**DATA**
——————————
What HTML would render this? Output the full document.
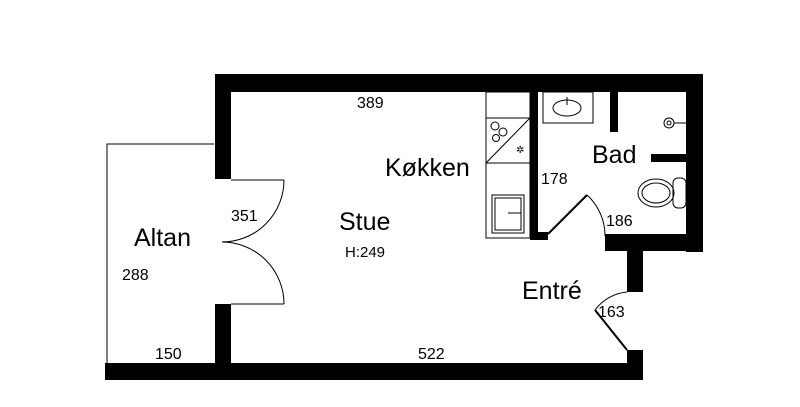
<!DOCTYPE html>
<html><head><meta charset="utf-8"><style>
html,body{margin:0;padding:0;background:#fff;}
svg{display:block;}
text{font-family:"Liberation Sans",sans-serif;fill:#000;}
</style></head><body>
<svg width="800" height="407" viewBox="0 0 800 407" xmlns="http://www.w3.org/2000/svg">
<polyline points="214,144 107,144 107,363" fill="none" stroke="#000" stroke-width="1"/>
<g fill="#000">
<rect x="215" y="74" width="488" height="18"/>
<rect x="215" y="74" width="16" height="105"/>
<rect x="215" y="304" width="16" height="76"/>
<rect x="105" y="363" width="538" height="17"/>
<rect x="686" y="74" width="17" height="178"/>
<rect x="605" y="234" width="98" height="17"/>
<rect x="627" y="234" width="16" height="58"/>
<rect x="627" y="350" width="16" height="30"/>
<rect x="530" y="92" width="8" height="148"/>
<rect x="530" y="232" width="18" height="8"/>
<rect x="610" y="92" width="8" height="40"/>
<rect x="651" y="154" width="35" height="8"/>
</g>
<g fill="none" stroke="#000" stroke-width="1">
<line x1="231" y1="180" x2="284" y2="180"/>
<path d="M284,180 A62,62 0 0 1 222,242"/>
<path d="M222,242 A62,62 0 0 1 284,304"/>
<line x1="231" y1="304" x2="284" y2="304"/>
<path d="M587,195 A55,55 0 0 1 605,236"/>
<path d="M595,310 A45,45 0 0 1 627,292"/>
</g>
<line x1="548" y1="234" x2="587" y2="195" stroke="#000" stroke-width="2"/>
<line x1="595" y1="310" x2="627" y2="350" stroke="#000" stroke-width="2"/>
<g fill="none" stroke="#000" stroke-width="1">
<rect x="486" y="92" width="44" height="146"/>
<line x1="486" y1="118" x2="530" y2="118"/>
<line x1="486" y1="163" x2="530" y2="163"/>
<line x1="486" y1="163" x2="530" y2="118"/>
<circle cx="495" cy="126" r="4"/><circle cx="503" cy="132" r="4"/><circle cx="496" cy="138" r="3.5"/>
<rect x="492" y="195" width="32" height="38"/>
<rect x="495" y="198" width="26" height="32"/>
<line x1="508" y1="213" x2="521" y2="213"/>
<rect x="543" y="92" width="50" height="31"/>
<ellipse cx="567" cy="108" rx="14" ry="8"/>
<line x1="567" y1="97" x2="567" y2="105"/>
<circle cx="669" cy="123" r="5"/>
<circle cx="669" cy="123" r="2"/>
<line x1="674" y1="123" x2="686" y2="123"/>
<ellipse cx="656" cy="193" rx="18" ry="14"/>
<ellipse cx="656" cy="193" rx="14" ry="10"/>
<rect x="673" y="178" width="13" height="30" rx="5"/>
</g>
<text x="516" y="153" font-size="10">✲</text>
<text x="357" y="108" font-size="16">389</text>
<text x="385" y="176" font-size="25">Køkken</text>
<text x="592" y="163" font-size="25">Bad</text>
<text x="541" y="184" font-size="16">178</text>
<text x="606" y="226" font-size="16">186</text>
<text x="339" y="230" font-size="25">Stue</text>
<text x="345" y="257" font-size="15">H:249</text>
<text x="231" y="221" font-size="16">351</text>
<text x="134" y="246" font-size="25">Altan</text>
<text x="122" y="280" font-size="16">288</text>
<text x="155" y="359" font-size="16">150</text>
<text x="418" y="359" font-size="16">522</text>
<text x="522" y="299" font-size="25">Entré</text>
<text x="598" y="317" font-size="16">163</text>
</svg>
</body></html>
——————————
**WHAT YOU ARE ASKED TO DO**
Repeat the material above in full and exactly, apart from the pictures.

**TASK SOLUTION**
What HTML would render this? Output the full document.
<!DOCTYPE html>
<html><head><meta charset="utf-8"><style>
html,body{margin:0;padding:0;background:#fff;}
svg{display:block;}
text{font-family:"Liberation Sans",sans-serif;fill:#000;}
</style></head><body>
<svg width="800" height="407" viewBox="0 0 800 407" xmlns="http://www.w3.org/2000/svg">
<polyline points="214,144 107,144 107,363" fill="none" stroke="#000" stroke-width="1"/>
<g fill="#000">
<rect x="215" y="74" width="488" height="18"/>
<rect x="215" y="74" width="16" height="105"/>
<rect x="215" y="304" width="16" height="76"/>
<rect x="105" y="363" width="538" height="17"/>
<rect x="686" y="74" width="17" height="178"/>
<rect x="605" y="234" width="98" height="17"/>
<rect x="627" y="234" width="16" height="58"/>
<rect x="627" y="350" width="16" height="30"/>
<rect x="530" y="92" width="8" height="148"/>
<rect x="530" y="232" width="18" height="8"/>
<rect x="610" y="92" width="8" height="40"/>
<rect x="651" y="154" width="35" height="8"/>
</g>
<g fill="none" stroke="#000" stroke-width="1">
<line x1="231" y1="180" x2="284" y2="180"/>
<path d="M284,180 A62,62 0 0 1 222,242"/>
<path d="M222,242 A62,62 0 0 1 284,304"/>
<line x1="231" y1="304" x2="284" y2="304"/>
<path d="M587,195 A55,55 0 0 1 605,236"/>
<path d="M595,310 A45,45 0 0 1 627,292"/>
</g>
<line x1="548" y1="234" x2="587" y2="195" stroke="#000" stroke-width="2"/>
<line x1="595" y1="310" x2="627" y2="350" stroke="#000" stroke-width="2"/>
<g fill="none" stroke="#000" stroke-width="1">
<rect x="486" y="92" width="44" height="146"/>
<line x1="486" y1="118" x2="530" y2="118"/>
<line x1="486" y1="163" x2="530" y2="163"/>
<line x1="486" y1="163" x2="530" y2="118"/>
<circle cx="495" cy="126" r="4"/><circle cx="503" cy="132" r="4"/><circle cx="496" cy="138" r="3.5"/>
<rect x="492" y="195" width="32" height="38"/>
<rect x="495" y="198" width="26" height="32"/>
<line x1="508" y1="213" x2="521" y2="213"/>
<rect x="543" y="92" width="50" height="31"/>
<ellipse cx="567" cy="108" rx="14" ry="8"/>
<line x1="567" y1="97" x2="567" y2="105"/>
<circle cx="669" cy="123" r="5"/>
<circle cx="669" cy="123" r="2"/>
<line x1="674" y1="123" x2="686" y2="123"/>
<ellipse cx="656" cy="193" rx="18" ry="14"/>
<ellipse cx="656" cy="193" rx="14" ry="10"/>
<rect x="673" y="178" width="13" height="30" rx="5"/>
</g>
<text x="516" y="153" font-size="10">✲</text>
<text x="357" y="108" font-size="16">389</text>
<text x="385" y="176" font-size="25">Køkken</text>
<text x="592" y="163" font-size="25">Bad</text>
<text x="541" y="184" font-size="16">178</text>
<text x="606" y="226" font-size="16">186</text>
<text x="339" y="230" font-size="25">Stue</text>
<text x="345" y="257" font-size="15">H:249</text>
<text x="231" y="221" font-size="16">351</text>
<text x="134" y="246" font-size="25">Altan</text>
<text x="122" y="280" font-size="16">288</text>
<text x="155" y="359" font-size="16">150</text>
<text x="418" y="359" font-size="16">522</text>
<text x="522" y="299" font-size="25">Entré</text>
<text x="598" y="317" font-size="16">163</text>
</svg>
</body></html>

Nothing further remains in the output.